| Written problem |
Send back all the data below, exactly as given.

| Stored data |
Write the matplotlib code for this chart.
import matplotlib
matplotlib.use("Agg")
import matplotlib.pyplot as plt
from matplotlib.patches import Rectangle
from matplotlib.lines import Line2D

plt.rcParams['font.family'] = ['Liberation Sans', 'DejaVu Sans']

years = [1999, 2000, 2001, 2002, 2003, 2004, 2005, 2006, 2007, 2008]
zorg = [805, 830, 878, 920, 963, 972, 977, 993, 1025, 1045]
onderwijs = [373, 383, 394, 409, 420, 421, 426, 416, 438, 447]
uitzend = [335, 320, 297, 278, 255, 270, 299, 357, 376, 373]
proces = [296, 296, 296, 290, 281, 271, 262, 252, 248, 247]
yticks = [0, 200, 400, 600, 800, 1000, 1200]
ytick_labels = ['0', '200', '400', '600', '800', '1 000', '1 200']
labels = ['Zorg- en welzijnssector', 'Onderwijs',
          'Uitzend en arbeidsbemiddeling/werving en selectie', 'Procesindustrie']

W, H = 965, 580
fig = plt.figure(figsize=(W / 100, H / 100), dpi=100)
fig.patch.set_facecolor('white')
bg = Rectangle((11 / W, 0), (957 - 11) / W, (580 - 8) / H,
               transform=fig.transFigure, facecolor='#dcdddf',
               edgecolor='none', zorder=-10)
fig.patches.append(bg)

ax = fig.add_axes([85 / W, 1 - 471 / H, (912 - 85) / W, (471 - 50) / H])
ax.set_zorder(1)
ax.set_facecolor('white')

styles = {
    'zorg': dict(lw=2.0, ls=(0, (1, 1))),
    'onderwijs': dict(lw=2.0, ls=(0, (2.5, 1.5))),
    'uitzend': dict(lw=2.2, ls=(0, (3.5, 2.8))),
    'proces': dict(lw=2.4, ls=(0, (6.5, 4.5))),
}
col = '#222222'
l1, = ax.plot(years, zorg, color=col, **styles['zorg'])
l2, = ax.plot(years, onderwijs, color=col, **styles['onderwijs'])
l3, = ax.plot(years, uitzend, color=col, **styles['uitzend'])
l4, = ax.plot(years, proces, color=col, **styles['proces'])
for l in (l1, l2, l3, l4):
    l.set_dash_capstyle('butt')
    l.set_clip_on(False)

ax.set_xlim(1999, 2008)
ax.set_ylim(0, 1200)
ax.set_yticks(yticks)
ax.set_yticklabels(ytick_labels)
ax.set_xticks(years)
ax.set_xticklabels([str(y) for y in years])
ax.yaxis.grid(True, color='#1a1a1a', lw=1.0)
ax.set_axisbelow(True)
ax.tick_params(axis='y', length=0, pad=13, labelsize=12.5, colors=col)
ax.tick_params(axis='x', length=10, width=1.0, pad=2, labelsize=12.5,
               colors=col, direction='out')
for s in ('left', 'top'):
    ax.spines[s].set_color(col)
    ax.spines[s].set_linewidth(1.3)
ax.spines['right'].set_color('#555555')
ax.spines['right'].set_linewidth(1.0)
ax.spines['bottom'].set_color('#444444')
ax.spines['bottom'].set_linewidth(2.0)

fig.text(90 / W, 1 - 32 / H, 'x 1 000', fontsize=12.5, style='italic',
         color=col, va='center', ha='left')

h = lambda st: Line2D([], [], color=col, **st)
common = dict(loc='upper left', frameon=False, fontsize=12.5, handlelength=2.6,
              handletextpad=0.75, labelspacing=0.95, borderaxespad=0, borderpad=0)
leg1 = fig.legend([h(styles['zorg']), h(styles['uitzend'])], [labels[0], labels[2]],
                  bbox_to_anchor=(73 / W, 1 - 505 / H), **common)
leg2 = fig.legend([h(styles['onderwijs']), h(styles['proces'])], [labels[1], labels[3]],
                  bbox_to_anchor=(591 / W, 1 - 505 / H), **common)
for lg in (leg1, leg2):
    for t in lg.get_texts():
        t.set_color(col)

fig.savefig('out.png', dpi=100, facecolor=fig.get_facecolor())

| Result of this task |
Write the matplotlib code for this chart.
import matplotlib
matplotlib.use("Agg")
import matplotlib.pyplot as plt
from matplotlib.patches import Rectangle
from matplotlib.lines import Line2D

plt.rcParams['font.family'] = ['Liberation Sans', 'DejaVu Sans']

years = [1999, 2000, 2001, 2002, 2003, 2004, 2005, 2006, 2007, 2008]
zorg = [805, 830, 878, 920, 963, 972, 977, 993, 1025, 1045]
onderwijs = [373, 383, 394, 409, 420, 421, 426, 416, 438, 447]
uitzend = [335, 320, 297, 278, 255, 270, 299, 357, 376, 373]
proces = [296, 296, 296, 290, 281, 271, 262, 252, 248, 247]
yticks = [0, 200, 400, 600, 800, 1000, 1200]
ytick_labels = ['0', '200', '400', '600', '800', '1 000', '1 200']
labels = ['Zorg- en welzijnssector', 'Onderwijs',
          'Uitzend en arbeidsbemiddeling/werving en selectie', 'Procesindustrie']

W, H = 965, 580
fig = plt.figure(figsize=(W / 100, H / 100), dpi=100)
fig.patch.set_facecolor('white')
bg = Rectangle((11 / W, 0), (957 - 11) / W, (580 - 8) / H,
               transform=fig.transFigure, facecolor='#dcdddf',
               edgecolor='none', zorder=-10)
fig.patches.append(bg)

ax = fig.add_axes([85 / W, 1 - 471 / H, (912 - 85) / W, (471 - 50) / H])
ax.set_zorder(1)
ax.set_facecolor('white')

styles = {
    'zorg': dict(lw=2.0, ls=(0, (1, 1))),
    'onderwijs': dict(lw=2.0, ls=(0, (2.5, 1.5))),
    'uitzend': dict(lw=2.2, ls=(0, (3.5, 2.8))),
    'proces': dict(lw=2.4, ls=(0, (6.5, 4.5))),
}
col = '#222222'
l1, = ax.plot(years, zorg, color=col, **styles['zorg'])
l2, = ax.plot(years, onderwijs, color=col, **styles['onderwijs'])
l3, = ax.plot(years, uitzend, color=col, **styles['uitzend'])
l4, = ax.plot(years, proces, color=col, **styles['proces'])
for l in (l1, l2, l3, l4):
    l.set_dash_capstyle('butt')
    l.set_clip_on(False)

ax.set_xlim(1999, 2008)
ax.set_ylim(0, 1200)
ax.set_yticks(yticks)
ax.set_yticklabels(ytick_labels)
ax.set_xticks(years)
ax.set_xticklabels([str(y) for y in years])
ax.yaxis.grid(True, color='#1a1a1a', lw=1.0)
ax.set_axisbelow(True)
ax.tick_params(axis='y', length=0, pad=13, labelsize=12.5, colors=col)
ax.tick_params(axis='x', length=10, width=1.0, pad=2, labelsize=12.5,
               colors=col, direction='out')
for s in ('left', 'top'):
    ax.spines[s].set_color(col)
    ax.spines[s].set_linewidth(1.3)
ax.spines['right'].set_color('#555555')
ax.spines['right'].set_linewidth(1.0)
ax.spines['bottom'].set_color('#444444')
ax.spines['bottom'].set_linewidth(2.0)

fig.text(90 / W, 1 - 32 / H, 'x 1 000', fontsize=12.5, style='italic',
         color=col, va='center', ha='left')

h = lambda st: Line2D([], [], color=col, **st)
common = dict(loc='upper left', frameon=False, fontsize=12.5, handlelength=2.6,
              handletextpad=0.75, labelspacing=0.95, borderaxespad=0, borderpad=0)
leg1 = fig.legend([h(styles['zorg']), h(styles['uitzend'])], [labels[0], labels[2]],
                  bbox_to_anchor=(73 / W, 1 - 505 / H), **common)
leg2 = fig.legend([h(styles['onderwijs']), h(styles['proces'])], [labels[1], labels[3]],
                  bbox_to_anchor=(591 / W, 1 - 505 / H), **common)
for lg in (leg1, leg2):
    for t in lg.get_texts():
        t.set_color(col)

fig.savefig('out.png', dpi=100, facecolor=fig.get_facecolor())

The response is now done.